→ **Task to carry out**
Locate the word "this" in the data below, then copy every line that holds it.

→ **Dataset records**

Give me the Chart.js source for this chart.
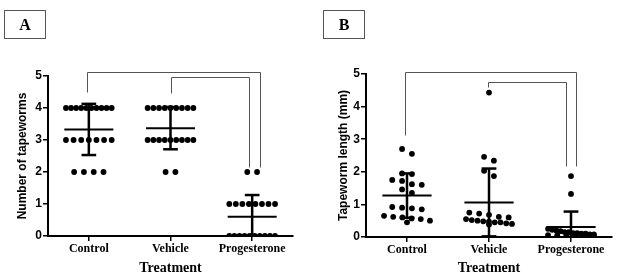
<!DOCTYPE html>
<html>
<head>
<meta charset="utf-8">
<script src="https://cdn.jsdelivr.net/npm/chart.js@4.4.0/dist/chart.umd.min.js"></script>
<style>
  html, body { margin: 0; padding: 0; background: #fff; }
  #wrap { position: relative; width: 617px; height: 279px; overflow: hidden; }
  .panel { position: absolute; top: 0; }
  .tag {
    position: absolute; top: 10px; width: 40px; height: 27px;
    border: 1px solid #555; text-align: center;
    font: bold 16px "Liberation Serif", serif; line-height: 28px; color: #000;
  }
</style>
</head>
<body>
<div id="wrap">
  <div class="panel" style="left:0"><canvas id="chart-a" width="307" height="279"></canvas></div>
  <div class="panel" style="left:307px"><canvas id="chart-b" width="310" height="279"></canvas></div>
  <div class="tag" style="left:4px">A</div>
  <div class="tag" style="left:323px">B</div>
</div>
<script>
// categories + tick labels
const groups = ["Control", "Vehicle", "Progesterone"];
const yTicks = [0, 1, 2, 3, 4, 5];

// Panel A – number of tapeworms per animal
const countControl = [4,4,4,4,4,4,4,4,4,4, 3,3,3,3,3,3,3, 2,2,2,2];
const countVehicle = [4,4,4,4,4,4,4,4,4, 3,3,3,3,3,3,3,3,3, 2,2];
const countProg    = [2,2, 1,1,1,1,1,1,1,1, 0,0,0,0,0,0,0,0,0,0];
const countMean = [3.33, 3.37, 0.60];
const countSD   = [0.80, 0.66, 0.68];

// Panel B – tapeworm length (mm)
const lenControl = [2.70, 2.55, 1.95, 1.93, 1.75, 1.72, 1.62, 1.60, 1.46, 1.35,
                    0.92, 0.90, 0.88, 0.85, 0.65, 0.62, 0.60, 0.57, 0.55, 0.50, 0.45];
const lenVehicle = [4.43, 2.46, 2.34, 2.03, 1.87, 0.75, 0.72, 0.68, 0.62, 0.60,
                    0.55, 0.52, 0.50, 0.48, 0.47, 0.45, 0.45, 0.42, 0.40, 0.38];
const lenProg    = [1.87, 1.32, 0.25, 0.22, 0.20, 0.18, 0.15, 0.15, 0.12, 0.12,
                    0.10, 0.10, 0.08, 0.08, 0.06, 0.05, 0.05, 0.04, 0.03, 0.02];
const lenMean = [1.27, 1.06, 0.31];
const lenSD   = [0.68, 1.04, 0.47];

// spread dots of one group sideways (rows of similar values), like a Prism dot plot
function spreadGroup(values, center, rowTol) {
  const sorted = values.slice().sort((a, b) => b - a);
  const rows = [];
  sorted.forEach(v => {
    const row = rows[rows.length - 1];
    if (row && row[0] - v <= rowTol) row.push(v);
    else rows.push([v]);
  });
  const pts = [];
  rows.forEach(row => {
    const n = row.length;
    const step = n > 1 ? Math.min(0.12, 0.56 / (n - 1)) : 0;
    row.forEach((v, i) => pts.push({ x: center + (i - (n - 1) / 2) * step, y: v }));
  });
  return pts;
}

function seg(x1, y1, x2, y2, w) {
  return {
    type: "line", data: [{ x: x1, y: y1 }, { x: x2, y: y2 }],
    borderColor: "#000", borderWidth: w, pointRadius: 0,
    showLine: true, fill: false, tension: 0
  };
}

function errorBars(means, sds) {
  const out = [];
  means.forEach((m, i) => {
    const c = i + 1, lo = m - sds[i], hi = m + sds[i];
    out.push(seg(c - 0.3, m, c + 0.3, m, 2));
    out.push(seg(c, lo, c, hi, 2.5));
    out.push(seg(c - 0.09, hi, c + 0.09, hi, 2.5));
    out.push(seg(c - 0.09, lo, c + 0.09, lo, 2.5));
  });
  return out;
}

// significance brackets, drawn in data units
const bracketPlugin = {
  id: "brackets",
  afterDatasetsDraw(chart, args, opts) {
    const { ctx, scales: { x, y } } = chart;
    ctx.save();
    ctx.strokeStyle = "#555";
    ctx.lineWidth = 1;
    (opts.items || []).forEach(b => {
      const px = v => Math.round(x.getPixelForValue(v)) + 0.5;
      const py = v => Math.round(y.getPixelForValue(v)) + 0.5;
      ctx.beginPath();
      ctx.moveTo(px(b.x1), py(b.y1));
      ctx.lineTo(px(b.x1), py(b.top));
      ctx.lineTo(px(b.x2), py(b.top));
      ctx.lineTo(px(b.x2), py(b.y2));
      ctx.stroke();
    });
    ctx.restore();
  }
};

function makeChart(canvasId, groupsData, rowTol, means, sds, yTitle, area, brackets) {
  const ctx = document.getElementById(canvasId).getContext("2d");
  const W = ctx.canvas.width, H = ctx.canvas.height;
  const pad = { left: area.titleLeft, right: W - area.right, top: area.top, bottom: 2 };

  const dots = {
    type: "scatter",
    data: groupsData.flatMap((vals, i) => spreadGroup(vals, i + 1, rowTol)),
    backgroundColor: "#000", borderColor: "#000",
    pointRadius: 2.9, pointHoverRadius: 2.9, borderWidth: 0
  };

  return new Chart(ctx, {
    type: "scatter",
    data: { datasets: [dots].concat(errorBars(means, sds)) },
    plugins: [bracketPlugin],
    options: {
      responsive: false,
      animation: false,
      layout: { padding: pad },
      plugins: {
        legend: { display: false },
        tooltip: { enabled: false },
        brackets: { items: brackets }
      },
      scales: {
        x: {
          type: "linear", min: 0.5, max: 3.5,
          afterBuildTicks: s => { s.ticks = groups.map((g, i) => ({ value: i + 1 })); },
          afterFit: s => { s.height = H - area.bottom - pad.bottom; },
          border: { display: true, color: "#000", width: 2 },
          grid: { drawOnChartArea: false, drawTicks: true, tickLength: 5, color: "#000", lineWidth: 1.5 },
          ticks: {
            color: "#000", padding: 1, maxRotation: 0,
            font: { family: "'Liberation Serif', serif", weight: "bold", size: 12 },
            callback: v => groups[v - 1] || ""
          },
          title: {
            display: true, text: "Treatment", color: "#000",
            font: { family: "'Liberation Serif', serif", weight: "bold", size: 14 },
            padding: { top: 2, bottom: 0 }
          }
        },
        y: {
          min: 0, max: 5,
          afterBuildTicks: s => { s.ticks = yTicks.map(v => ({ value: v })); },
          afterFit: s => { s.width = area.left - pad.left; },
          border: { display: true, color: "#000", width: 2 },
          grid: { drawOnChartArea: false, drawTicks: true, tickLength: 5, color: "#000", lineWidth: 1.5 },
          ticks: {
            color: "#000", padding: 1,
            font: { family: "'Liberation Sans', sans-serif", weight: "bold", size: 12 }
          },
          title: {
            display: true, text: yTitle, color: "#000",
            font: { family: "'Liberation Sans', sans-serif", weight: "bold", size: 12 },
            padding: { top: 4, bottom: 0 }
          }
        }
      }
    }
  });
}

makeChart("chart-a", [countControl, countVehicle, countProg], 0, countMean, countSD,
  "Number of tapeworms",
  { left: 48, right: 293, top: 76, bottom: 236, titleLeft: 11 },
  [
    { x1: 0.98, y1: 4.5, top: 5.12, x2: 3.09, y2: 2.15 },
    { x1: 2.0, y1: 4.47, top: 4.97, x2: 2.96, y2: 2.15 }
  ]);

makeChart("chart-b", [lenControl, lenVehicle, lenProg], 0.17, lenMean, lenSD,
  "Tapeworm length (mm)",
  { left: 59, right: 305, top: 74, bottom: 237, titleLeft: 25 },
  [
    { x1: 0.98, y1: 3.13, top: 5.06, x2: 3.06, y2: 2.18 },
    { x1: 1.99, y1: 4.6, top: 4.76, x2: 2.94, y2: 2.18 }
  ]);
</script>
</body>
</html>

* * *

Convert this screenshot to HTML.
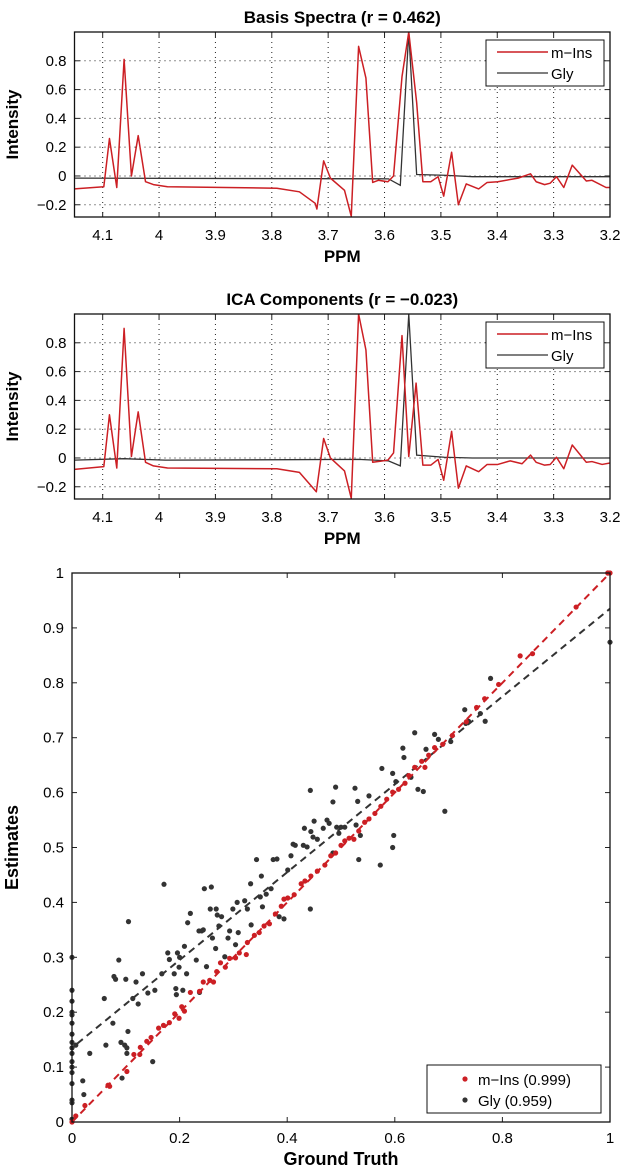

→ **Complete output**
Give me the Chart.js source for this chart.
Convert this screenshot to HTML.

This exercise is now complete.